Objective |
Using the listing below, please print exactly the lines from the one with "Recreate this image as a web" through the one with "const xLabelled = [-0.8, -0.4, 0.0, 0.4, 0.8];". Leave out every picture.

Data shown |
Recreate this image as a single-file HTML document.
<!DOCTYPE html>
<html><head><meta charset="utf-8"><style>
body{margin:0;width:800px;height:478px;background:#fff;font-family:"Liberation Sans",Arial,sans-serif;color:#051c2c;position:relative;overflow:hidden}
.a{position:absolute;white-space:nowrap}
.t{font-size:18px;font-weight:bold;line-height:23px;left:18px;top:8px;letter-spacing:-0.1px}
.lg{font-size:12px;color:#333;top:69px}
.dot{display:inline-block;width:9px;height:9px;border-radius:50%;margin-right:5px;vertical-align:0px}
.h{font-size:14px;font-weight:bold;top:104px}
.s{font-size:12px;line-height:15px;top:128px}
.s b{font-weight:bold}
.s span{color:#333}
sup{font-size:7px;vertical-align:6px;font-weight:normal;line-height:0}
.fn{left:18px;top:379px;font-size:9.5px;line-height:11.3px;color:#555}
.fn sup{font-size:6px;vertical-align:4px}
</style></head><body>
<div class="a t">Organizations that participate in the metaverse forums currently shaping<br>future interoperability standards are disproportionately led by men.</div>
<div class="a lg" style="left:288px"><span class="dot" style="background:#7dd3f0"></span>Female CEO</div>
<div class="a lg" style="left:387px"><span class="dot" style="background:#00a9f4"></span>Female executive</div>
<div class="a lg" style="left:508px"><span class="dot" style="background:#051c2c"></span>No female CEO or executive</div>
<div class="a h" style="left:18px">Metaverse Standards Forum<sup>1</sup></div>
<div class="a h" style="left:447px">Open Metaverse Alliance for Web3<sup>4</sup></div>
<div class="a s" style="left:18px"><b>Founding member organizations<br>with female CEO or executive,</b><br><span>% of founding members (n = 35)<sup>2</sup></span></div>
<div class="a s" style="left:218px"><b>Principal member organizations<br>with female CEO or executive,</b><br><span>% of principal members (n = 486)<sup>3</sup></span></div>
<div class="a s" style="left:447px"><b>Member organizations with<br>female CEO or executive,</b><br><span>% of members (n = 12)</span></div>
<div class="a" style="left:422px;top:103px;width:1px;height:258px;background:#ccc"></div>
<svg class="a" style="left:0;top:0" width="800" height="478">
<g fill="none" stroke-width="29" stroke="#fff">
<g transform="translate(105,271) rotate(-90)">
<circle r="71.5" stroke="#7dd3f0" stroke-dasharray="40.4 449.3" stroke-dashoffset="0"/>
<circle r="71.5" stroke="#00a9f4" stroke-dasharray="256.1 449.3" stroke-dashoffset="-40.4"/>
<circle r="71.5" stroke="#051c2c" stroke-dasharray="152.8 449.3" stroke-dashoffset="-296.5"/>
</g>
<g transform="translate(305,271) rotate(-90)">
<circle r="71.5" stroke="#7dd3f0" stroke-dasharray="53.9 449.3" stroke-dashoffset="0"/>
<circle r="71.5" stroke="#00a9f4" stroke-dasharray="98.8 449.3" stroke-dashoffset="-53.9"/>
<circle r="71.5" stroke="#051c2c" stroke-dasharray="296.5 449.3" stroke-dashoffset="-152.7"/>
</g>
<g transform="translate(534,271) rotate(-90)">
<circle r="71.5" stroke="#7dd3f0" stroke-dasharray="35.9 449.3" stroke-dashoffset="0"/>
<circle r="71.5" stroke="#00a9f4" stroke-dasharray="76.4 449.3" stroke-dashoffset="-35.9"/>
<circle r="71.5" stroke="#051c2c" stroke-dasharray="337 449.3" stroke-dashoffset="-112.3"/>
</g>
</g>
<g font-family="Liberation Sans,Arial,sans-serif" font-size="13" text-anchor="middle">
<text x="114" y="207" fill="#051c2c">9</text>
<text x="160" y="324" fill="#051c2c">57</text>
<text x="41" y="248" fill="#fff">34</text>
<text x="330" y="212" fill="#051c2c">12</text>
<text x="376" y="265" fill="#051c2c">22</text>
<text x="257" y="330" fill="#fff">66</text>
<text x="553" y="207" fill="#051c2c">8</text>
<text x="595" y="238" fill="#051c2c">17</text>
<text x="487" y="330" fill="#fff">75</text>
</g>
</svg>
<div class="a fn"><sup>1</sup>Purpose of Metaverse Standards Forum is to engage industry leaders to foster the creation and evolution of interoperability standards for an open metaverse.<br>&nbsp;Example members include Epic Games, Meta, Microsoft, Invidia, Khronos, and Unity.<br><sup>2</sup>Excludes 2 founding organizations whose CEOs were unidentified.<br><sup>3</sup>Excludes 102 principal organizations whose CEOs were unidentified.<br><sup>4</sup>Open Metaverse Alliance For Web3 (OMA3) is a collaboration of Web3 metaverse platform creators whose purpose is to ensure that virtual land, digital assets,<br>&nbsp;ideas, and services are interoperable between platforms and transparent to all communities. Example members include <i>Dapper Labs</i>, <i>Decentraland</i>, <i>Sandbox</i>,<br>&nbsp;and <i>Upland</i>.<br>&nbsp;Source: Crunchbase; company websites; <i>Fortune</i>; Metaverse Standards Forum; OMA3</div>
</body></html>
--
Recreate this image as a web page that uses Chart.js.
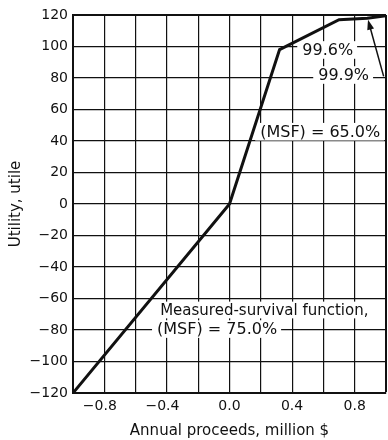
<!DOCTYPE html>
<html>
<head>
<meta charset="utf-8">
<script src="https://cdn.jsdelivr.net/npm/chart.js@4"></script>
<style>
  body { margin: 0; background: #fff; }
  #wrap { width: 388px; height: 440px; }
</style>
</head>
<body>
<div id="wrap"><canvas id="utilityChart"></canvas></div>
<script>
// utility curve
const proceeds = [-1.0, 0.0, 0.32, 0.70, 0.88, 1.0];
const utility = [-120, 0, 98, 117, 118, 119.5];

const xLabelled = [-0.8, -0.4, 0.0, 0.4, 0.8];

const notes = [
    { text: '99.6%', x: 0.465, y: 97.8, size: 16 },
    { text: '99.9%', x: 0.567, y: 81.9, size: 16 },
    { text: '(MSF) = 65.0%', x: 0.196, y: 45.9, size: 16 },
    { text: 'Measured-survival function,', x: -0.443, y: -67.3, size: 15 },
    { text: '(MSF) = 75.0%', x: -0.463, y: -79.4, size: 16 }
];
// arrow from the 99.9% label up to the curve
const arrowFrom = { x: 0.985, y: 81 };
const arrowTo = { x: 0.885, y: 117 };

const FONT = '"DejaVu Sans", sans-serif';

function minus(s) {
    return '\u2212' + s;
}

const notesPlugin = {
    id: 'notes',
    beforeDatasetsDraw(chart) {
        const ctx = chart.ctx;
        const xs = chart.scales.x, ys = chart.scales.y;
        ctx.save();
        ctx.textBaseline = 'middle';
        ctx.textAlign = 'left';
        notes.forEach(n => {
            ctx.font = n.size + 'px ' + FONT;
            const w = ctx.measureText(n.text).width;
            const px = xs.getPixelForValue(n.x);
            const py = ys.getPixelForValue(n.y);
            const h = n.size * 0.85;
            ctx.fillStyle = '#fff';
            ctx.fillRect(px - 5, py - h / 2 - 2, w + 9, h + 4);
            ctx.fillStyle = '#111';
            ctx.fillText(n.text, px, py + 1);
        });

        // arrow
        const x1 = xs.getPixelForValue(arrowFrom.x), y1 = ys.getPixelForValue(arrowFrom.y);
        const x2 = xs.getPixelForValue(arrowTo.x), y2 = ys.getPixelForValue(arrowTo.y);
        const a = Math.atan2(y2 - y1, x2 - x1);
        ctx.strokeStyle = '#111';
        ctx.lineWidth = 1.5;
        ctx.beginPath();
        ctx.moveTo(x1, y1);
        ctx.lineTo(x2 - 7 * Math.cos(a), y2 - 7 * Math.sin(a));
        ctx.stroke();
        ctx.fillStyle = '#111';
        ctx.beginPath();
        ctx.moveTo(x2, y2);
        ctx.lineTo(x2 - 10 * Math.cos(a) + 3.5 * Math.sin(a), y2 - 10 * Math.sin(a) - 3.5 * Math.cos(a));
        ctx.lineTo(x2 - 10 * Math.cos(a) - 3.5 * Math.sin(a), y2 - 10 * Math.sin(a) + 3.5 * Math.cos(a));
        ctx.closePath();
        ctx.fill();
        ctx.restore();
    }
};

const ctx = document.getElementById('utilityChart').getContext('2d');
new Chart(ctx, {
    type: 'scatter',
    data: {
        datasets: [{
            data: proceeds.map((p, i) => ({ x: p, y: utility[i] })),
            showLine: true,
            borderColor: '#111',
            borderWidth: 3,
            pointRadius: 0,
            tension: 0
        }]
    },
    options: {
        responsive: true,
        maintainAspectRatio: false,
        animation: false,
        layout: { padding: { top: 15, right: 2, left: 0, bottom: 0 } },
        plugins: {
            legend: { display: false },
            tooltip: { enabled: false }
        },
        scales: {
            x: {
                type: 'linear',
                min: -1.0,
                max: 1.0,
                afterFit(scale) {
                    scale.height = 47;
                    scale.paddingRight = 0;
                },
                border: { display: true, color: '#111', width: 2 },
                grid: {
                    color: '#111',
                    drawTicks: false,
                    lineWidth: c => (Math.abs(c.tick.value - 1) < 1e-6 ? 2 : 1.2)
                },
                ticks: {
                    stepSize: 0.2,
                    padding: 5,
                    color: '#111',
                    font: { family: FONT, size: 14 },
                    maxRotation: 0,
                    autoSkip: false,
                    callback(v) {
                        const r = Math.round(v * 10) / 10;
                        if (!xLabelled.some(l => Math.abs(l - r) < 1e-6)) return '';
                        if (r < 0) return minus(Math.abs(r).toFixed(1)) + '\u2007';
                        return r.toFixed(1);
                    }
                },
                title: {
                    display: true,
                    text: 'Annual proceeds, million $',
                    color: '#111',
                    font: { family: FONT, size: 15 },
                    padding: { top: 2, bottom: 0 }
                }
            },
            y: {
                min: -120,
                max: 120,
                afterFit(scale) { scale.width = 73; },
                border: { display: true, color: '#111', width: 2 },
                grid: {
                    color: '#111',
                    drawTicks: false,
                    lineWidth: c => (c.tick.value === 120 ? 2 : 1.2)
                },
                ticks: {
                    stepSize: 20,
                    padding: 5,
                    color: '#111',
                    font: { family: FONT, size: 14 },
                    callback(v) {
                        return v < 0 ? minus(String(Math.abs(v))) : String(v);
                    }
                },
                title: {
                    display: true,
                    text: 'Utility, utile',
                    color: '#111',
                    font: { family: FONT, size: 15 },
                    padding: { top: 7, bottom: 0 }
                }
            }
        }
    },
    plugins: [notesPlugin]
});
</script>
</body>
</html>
--
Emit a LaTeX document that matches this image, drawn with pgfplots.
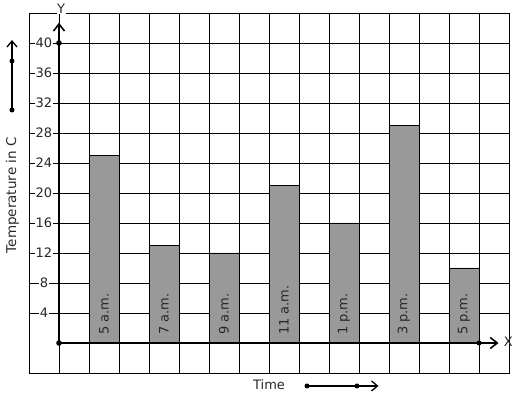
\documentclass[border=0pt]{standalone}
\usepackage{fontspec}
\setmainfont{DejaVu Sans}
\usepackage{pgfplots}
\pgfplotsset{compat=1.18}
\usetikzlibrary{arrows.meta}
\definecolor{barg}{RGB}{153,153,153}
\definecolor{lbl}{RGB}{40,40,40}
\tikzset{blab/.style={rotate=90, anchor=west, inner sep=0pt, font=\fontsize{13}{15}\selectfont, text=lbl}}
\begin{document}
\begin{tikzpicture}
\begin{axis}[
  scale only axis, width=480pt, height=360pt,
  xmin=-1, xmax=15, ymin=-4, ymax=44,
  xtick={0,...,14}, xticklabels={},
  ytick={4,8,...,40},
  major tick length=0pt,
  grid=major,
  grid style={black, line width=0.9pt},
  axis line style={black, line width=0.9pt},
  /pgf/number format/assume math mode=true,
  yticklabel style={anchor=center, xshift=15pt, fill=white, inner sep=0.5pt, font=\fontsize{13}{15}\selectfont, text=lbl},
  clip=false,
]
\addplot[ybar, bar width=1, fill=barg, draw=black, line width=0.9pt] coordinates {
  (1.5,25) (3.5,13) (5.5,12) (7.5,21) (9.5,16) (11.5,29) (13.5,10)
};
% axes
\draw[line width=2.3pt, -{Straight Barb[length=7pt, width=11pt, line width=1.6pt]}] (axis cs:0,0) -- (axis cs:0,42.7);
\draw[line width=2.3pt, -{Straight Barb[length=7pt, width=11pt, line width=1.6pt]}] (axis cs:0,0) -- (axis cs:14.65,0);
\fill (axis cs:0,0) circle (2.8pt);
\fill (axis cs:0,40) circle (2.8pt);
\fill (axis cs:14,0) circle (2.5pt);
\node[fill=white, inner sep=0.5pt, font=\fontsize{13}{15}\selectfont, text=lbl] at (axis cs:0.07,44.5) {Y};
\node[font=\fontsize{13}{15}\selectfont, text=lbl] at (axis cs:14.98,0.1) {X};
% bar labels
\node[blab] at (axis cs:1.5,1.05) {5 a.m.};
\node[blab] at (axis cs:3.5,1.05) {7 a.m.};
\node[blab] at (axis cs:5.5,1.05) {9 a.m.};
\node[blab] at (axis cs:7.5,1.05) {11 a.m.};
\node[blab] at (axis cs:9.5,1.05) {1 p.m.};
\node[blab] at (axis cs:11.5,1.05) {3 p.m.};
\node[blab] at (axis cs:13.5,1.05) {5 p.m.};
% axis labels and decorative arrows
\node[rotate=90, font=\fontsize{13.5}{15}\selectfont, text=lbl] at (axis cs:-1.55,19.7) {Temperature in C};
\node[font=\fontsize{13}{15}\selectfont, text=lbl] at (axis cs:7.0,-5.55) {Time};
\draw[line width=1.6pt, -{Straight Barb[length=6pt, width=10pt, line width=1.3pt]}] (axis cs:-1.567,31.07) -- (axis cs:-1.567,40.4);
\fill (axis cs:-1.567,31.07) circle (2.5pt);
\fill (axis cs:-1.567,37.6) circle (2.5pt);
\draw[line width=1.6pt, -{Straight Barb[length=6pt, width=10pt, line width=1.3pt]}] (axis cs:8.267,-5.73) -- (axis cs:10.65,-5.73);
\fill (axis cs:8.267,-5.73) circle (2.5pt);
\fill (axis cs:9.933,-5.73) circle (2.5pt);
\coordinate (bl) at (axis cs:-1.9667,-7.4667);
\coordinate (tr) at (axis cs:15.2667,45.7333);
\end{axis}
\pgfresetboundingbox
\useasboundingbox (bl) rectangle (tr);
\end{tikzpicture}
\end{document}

Solution |
Recreate this image as a web page that uses Chart.js.
<!DOCTYPE html>
<html>
<head>
<meta charset="utf-8">
<script src="https://cdn.jsdelivr.net/npm/chart.js@4"></script>
<style>
  body { margin: 0; background: #fff; }
  #wrap { width: 388px; height: 440px; }
</style>
</head>
<body>
<div id="wrap"><canvas id="utilityChart"></canvas></div>
<script>
// utility curve
const proceeds = [-1.0, 0.0, 0.32, 0.70, 0.88, 1.0];
const utility = [-120, 0, 98, 117, 118, 119.5];

const xLabelled = [-0.8, -0.4, 0.0, 0.4, 0.8];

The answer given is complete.